Summary
26 April 2015
This morning I gave my twenty-fourth "Thought for the Week" on BBC Radio Manchester.
I based it on a section of a presentation I am due to make tomorrow to 12 and 13 year old pupils at a school about Islam. Their teacher informs me that the children (who are overwhelmingly non-Muslims) have already covered the basic beliefs and practices of Islam. Accordingly I have built my presentation around explaining what being a Muslim means to me.
As the Thought for the Week is limited to two minutes, I concentrated on the most important point about Islam as I see it, which is our personal accountability to God.
Tomorrow I’ll be facing a challenge for the first time. I’ll be speaking to a class of 12 and 13 year olds at a school in Westhoughton to explain what my religion means to me.
For every religion, it’s very easy to give other people a list of things believers in that religion do.
Jews celebrate Passover, and fast on the Day of Atonement. Christians celebrate Christmas, and mark the crucifixion and resurrection of Jesus at Easter. There are five pillars of Islam, including prayer and fasting during Ramadan.
And so on. This approach treats religions as phenomena to observe. If you go to a church on Christmas Eve, you may observe a midnight mass.

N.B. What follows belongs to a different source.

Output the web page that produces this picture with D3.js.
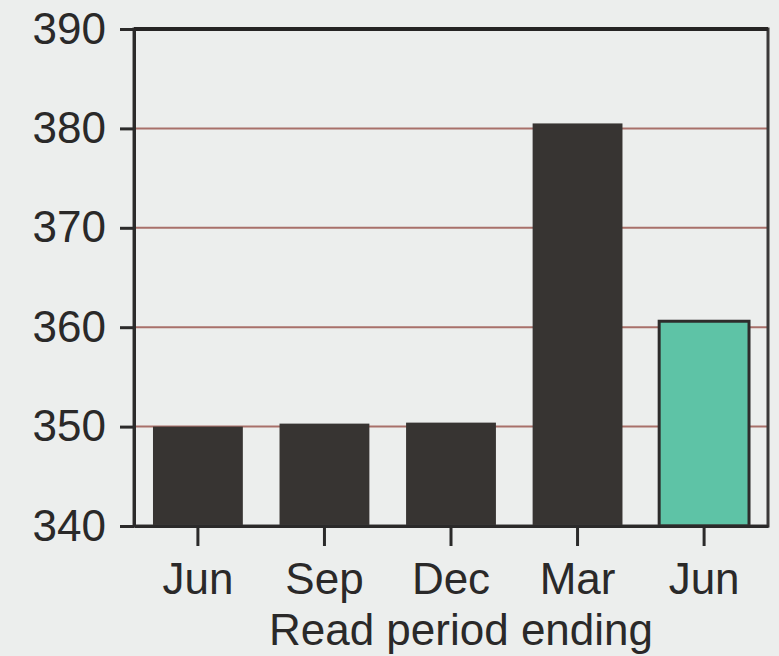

The problem with this approach is you never get underneath the skin. You never find out what it really means to be a Jew or a Christian or a Muslim, or a follower of any other religion.
A religion is not just a list of things you do on particular days or in particular situations. If you belong to a religion, it fundamentally changes the way you think about yourself, about the rest of the world, about God and about the meaning of life.

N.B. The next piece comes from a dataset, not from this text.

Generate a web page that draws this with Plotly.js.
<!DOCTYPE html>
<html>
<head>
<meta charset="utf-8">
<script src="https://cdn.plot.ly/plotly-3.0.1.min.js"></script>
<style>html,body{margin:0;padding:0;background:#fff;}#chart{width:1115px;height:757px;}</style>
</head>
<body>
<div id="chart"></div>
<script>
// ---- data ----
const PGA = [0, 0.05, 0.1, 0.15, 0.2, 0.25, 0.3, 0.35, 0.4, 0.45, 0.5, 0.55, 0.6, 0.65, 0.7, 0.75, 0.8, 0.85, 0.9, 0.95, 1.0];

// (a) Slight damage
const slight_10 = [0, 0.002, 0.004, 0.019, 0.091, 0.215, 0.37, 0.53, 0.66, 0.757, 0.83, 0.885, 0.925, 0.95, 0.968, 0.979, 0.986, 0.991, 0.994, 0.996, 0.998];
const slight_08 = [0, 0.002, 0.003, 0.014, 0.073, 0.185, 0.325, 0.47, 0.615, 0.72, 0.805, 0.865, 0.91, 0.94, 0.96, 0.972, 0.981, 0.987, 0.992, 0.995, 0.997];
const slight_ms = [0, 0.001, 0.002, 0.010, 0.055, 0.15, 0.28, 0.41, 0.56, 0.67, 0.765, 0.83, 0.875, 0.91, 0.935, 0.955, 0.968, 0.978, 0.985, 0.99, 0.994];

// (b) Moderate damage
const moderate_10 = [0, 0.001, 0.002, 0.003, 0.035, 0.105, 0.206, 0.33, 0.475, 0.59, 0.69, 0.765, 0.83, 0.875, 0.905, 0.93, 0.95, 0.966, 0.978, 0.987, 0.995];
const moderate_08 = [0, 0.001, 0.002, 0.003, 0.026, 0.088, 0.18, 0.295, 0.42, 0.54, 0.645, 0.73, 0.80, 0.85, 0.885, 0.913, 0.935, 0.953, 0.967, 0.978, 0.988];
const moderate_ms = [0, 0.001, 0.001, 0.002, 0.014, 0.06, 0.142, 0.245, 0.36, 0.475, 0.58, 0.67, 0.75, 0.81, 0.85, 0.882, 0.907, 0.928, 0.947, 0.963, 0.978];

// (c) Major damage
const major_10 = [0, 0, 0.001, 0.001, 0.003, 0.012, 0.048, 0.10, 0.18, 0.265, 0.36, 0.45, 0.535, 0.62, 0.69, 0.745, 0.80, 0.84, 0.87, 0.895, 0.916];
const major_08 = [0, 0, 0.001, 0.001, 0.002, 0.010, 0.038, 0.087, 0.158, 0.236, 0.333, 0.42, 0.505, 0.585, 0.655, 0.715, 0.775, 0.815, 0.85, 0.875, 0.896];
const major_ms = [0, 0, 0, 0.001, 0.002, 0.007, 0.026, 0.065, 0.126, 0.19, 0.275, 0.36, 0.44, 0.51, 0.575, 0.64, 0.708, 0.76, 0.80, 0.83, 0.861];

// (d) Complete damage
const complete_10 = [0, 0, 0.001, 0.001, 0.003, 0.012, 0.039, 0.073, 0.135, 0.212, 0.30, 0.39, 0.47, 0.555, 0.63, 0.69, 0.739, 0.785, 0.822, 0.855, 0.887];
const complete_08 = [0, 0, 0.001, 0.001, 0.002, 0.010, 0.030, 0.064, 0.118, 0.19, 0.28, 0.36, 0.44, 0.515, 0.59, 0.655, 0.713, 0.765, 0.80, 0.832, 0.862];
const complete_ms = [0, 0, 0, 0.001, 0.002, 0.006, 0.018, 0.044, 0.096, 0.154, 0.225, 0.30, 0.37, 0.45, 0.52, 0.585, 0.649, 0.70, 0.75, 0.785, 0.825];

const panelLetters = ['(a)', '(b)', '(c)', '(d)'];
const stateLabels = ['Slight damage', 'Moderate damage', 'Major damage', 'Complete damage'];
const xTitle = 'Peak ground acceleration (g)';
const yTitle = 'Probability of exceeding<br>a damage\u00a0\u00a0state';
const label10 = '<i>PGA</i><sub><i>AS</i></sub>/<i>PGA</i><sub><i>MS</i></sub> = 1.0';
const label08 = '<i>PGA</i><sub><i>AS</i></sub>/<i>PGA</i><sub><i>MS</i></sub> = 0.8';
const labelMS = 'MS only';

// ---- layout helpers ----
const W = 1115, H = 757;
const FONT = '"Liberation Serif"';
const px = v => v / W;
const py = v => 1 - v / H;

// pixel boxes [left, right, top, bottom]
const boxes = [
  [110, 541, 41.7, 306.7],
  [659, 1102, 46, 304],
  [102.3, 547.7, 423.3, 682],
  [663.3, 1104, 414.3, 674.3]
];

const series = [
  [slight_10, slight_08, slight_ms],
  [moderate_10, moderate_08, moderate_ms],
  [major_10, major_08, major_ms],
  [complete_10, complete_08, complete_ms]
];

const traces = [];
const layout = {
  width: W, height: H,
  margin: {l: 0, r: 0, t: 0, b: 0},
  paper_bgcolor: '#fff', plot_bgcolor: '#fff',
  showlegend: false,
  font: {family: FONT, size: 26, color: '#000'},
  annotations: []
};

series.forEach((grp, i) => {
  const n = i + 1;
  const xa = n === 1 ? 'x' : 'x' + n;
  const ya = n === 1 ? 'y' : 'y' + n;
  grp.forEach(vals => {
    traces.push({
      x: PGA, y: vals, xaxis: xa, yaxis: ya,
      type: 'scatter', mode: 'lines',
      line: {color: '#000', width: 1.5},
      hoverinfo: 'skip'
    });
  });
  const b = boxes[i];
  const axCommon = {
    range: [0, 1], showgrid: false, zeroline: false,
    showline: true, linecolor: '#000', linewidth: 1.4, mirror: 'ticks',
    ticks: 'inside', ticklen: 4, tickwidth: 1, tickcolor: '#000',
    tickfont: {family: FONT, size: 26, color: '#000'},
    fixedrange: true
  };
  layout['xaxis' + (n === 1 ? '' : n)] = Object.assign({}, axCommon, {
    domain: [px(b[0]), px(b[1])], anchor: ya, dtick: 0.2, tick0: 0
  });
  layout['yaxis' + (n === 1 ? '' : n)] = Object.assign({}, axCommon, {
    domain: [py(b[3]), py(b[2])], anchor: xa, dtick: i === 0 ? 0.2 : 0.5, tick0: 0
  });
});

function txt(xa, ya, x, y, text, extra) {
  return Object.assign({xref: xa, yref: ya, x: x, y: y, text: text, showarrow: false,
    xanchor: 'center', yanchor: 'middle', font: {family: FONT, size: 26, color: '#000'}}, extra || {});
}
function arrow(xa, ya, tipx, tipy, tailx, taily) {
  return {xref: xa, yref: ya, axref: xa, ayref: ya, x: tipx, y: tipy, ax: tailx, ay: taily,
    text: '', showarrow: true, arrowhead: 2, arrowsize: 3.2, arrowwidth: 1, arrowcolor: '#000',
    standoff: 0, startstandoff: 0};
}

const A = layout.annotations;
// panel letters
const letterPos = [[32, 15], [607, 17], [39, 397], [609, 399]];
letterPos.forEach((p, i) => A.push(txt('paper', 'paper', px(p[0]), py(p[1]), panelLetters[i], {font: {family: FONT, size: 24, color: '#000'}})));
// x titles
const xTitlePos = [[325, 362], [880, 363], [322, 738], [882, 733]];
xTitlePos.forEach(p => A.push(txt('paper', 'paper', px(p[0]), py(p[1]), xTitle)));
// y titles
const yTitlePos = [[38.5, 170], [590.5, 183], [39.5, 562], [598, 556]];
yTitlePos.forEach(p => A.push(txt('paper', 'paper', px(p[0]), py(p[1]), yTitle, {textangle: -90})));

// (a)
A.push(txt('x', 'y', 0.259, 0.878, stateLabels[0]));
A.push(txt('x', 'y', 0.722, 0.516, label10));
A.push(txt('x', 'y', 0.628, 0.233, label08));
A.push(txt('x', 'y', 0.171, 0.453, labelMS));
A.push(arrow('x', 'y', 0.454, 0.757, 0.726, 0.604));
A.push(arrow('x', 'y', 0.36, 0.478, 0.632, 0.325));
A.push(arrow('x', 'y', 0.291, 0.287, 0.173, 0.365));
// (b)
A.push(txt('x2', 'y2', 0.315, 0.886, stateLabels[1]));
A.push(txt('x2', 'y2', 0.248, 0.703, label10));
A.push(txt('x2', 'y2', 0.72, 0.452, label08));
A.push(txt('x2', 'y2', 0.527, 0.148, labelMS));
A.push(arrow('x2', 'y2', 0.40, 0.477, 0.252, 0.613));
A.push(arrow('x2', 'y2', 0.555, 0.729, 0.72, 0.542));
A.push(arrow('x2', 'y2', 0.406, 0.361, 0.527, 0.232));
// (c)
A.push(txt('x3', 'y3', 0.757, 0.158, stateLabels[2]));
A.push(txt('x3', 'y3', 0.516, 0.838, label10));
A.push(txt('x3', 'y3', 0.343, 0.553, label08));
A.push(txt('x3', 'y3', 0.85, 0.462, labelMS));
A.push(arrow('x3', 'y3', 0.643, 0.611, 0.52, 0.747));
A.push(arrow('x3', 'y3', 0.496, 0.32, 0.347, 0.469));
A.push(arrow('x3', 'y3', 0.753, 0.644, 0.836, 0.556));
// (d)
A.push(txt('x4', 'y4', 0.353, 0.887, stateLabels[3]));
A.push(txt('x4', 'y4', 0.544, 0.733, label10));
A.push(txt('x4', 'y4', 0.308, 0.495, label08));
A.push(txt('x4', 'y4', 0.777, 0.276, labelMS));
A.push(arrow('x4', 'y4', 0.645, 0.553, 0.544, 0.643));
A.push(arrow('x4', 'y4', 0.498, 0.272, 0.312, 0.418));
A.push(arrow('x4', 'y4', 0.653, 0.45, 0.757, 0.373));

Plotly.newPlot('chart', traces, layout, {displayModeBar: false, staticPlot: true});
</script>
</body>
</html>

Even when religions have a lot of overlap, as Judaism, Christianity and Islam do, every religion makes you see the world differently. Every religion also has a major impact on how you live your life. The challenge is how to explain to the school children how I see the world, and how that affects the way I live my life.

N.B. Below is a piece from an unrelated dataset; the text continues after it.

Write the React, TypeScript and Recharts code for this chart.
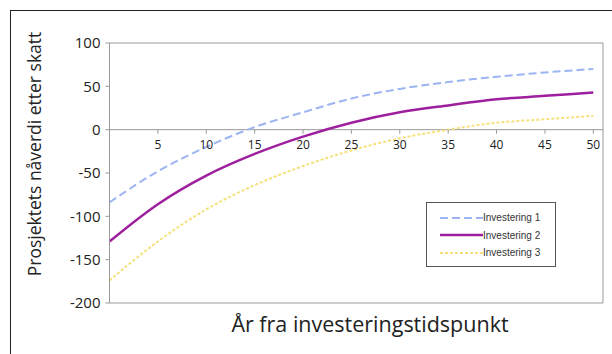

The single most important point is that I believe one day I will stand before God on the Day of Judgement and have to account for how I’ve lived my life.
This means I can never lie or steal, relying on not being caught out. Even if nobody else notices what I’ve done wrong, I can’t hide it from God.
You can be ethical without believing in God and the Day of Judgement, but if you do, you’re never even tempted to be unethical.